Hallmark doesn’t make a card to cover that, so I never disappoint myself by looking. I know that it doesn’t exist, just as I know that some children’s knowledge and understanding of love will never include the parents who robbed them of a lifetime of emotions.
Someone forgot to teach us:
- That if someone is angry it is not your fault.
- That we don’t need approval for just being us.
- That love should always be unconditional.
- That our opinion matters even if no one is listening.
- That money can’t make us do what you want us to do.
There won’t be cards this year. There are no cards for parents who forgot to teach. I did however get a Mother’s Day card from my father (another post for another day perhaps).
Now in my fifties, I have moved forward. Through and past the anger and the paralysis into a place of forgiveness. A place where, although I can never forget nor discount the hurt, it is a place where I can find more peace than I have ever been able to before.
It still doesn’t stop the stomach aches and migraines, but it does stop me from building walls and hiding behind them.
Your a much better mom to your child, you aren’t repeating the mistakes. You are providing a better childhood for your child than you had growing up. I hope you take a peek over the wall and realize that you are a great mom. I praying you have a peaceful and happy Mother’s Day, counting your blessings, living in the present and not looking back at the past.

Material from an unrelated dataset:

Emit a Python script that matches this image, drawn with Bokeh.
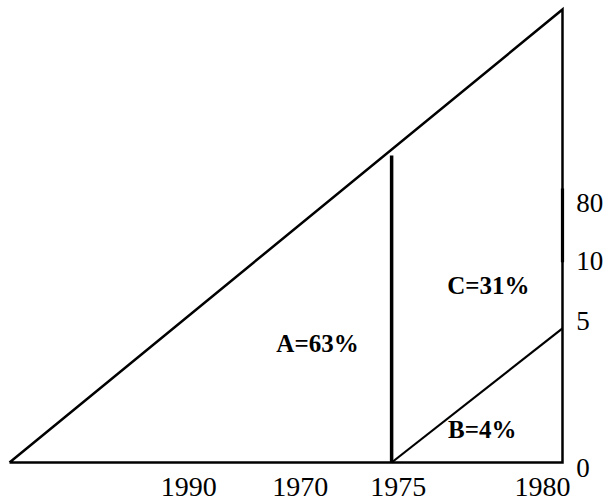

Yes, I was not taught those things either. I learned them later and at that time I also had to learn to forgive and move on. It was, and still occasionally is, a painful process. I praise the Lord that in my case it has worked out, for the most part.
Beautifully painful share. I think you and your brother learned more than you realize, but it’s a sad a lonely road when it’s traveled alone.
Hugs,
Holly
I was left out of that particular teaching also.
Looking back must hurt so much, as what occurred in the past is a part of what is occurng now. You both have overcome so much to become the loving, productive adults & parents you are now.